**Instruction:**
Copy every line from the material below that holds "chart".

**Data:**
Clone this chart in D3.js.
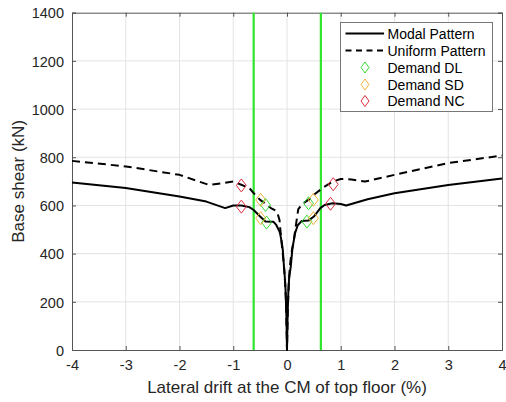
<!DOCTYPE html>
<html>
<head>
<meta charset="utf-8">
<script src="https://cdn.jsdelivr.net/npm/d3@7"></script>
<style>
  html, body { margin: 0; padding: 0; background: #fff; }
  svg { display: block; font-family: "Liberation Sans", Arial, sans-serif; }
</style>
</head>
<body>
<svg id="chart" width="506" height="402"></svg>
<script>
// Pushover curves: lateral drift at the top-floor CM (%) vs. base shear (kN)
const modalDrift = [-4, -3, -2, -1.5, -1.15, -1, -0.85, -0.7, -0.62, -0.5, -0.4, -0.25, -0.2, -0.15, -0.13, -0.1, -0.08, -0.056, -0.04, -0.025, -0.012, 0,
                    0.012, 0.025, 0.04, 0.07, 0.1, 0.15, 0.2, 0.27, 0.4, 0.5, 0.62, 0.7, 0.85, 1.0, 1.1, 1.5, 2, 3, 4];
const modalShear = [695, 672, 637, 616, 589, 600, 600, 593, 581, 554, 533, 532, 519, 497, 485, 450, 420, 346, 300, 240, 150, 0,
                    150, 240, 300, 346, 420, 485, 518, 535, 537, 554, 589, 602, 609, 606, 600, 626, 651, 685, 712];

const uniformDrift = [-4, -3, -2, -1.45, -1, -0.85, -0.7, -0.62, -0.5, -0.4, -0.3, -0.2, -0.18, -0.14, -0.1, -0.07, -0.05, -0.03, -0.015, 0,
                      0.015, 0.03, 0.05, 0.08, 0.13, 0.18, 0.21, 0.3, 0.4, 0.5, 0.62, 0.7, 0.85, 1, 1.2, 1.45, 2, 3, 4];
const uniformShear = [785, 762, 727, 685, 699, 686, 672, 651, 623, 607, 589, 577, 570, 540, 444, 380, 330, 260, 170, 0,
                      170, 260, 340, 400, 460, 540, 585, 609, 623, 644, 665, 678, 699, 710, 708, 699, 727, 776, 807];

// Demand points for each limit state (both loading directions, both patterns)
const demandDL = [[-0.40, 602], [-0.38, 529], [0.40, 609], [0.37, 533]];
const demandSD = [[-0.49, 623], [-0.49, 547], [0.49, 623], [0.49, 547]];
const demandNC = [[-0.85, 683], [-0.85, 595], [0.86, 688], [0.81, 607]];

// Vertical reference drift limits
const driftLimits = [-0.62, 0.63];

const xTicks = [-4, -3, -2, -1, 0, 1, 2, 3, 4];
const yTicks = [0, 200, 400, 600, 800, 1000, 1200, 1400];

const legendLabels = ["Modal Pattern", "Uniform Pattern", "Demand DL", "Demand SD", "Demand NC"];

const svg = d3.select("#chart");
const m = { left: 72, right: 502, top: 12.7, bottom: 350 };

const x = d3.scaleLinear().domain([-4, 4]).range([m.left, m.right]);
const y = d3.scaleLinear().domain([0, 1400]).range([m.bottom, m.top]);

// Grid
const grid = svg.append("g").attr("stroke", "#e3e3e3").attr("stroke-width", 1);
grid.selectAll("line.gx").data(xTicks.slice(1, -1)).join("line")
  .attr("x1", d => x(d)).attr("x2", d => x(d)).attr("y1", m.top).attr("y2", m.bottom);
grid.selectAll("line.gy").data(yTicks.slice(1, -1)).join("line")
  .attr("y1", d => y(d)).attr("y2", d => y(d)).attr("x1", m.left).attr("x2", m.right);

// Axes with inward ticks; plain hyphen for negatives
const fmt = d => String(d);
const axisColor = "#555";
const gx = svg.append("g").attr("transform", `translate(0,${m.bottom})`)
  .call(d3.axisBottom(x).tickValues(xTicks).tickSize(-4).tickPadding(10).tickFormat(fmt));
const gxTop = svg.append("g").attr("transform", `translate(0,${m.top})`)
  .call(d3.axisTop(x).tickValues(xTicks).tickSize(-4).tickFormat(""));
const gy = svg.append("g").attr("transform", `translate(${m.left},0)`)
  .call(d3.axisLeft(y).tickValues(yTicks).tickSize(-4).tickPadding(8).tickFormat(fmt));
const gyRight = svg.append("g").attr("transform", `translate(${m.right},0)`)
  .call(d3.axisRight(y).tickValues(yTicks).tickSize(-4).tickFormat(""));

[gx, gxTop, gy, gyRight].forEach(g => {
  g.select(".domain").attr("stroke", axisColor);
  g.selectAll(".tick line").attr("stroke", axisColor);
  g.selectAll(".tick text").attr("fill", "#262626").attr("font-size", 14.5)
    .attr("font-family", "Liberation Sans, Arial, sans-serif");
});
gy.selectAll(".tick text").attr("dy", "0.36em");

// Drift limit lines
svg.append("g").selectAll("line").data(driftLimits).join("line")
  .attr("x1", d => x(d)).attr("x2", d => x(d)).attr("y1", m.top).attr("y2", m.bottom)
  .attr("stroke", "#2ee52e").attr("stroke-width", 2.2);

// Curves
const line = d3.line().x(d => x(d[0])).y(d => y(d[1]));
const uniformPts = uniformDrift.map((d, i) => [d, uniformShear[i]]);
const modalPts = modalDrift.map((d, i) => [d, modalShear[i]]);

svg.append("path").datum(uniformPts).attr("d", line)
  .attr("fill", "none").attr("stroke", "#000").attr("stroke-width", 2)
  .attr("stroke-dasharray", "8,5").attr("stroke-linejoin", "round");
svg.append("path").datum(modalPts).attr("d", line)
  .attr("fill", "none").attr("stroke", "#000").attr("stroke-width", 2)
  .attr("stroke-linejoin", "round");

// Diamond markers
const diamond = (cx, cy, w, h) => `M${cx},${cy - h}L${cx + w},${cy}L${cx},${cy + h}L${cx - w},${cy}Z`;
const demandSets = [
  { data: demandDL, color: "#33d933" },
  { data: demandSD, color: "#f0b43a" },
  { data: demandNC, color: "#dc2f3c" }
];
demandSets.forEach(s => {
  svg.append("g").selectAll("path").data(s.data).join("path")
    .attr("d", d => diamond(x(d[0]), y(d[1]), 5, 6.5))
    .attr("fill", "none").attr("stroke", s.color).attr("stroke-width", 1);
});

// Axis titles
svg.append("text").attr("x", (m.left + m.right) / 2).attr("y", 392.5)
  .attr("text-anchor", "middle").attr("font-size", 17).attr("fill", "#262626")
  .text("Lateral drift at the CM of top floor (%)");
svg.append("text").attr("transform", `translate(24,${(m.top + m.bottom) / 2}) rotate(-90)`)
  .attr("text-anchor", "middle").attr("font-size", 17).attr("fill", "#262626")
  .text("Base shear (kN)");

// Legend
const lg = svg.append("g");
lg.append("rect").attr("x", 340.5).attr("y", 22.5).attr("width", 152).attr("height", 89)
  .attr("fill", "#fff").attr("stroke", "#777").attr("stroke-width", 1);
const rowY = [33.5, 50.5, 67.5, 84.5, 101];
const legendColors = [null, null, "#33d933", "#f0b43a", "#dc2f3c"];
legendLabels.forEach((lab, i) => {
  const yy = rowY[i];
  if (i === 0) {
    lg.append("line").attr("x1", 345.5).attr("x2", 384).attr("y1", yy).attr("y2", yy)
      .attr("stroke", "#000").attr("stroke-width", 2);
  } else if (i === 1) {
    lg.append("line").attr("x1", 345.5).attr("x2", 384).attr("y1", yy).attr("y2", yy)
      .attr("stroke", "#000").attr("stroke-width", 2).attr("stroke-dasharray", "6,4.5");
  } else {
    lg.append("path").attr("d", diamond(365, yy, 4, 5.5))
      .attr("fill", "none").attr("stroke", legendColors[i]).attr("stroke-width", 1);
  }
  lg.append("text").attr("x", 387.5).attr("y", yy).attr("dy", "0.36em")
    .attr("font-size", 14).attr("fill", "#000").text(lab);
});
</script>
</body>
</html>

**Correct result:**
Clone this chart in D3.js.
<svg id="chart" width="506" height="402"></svg>
const svg = d3.select("#chart");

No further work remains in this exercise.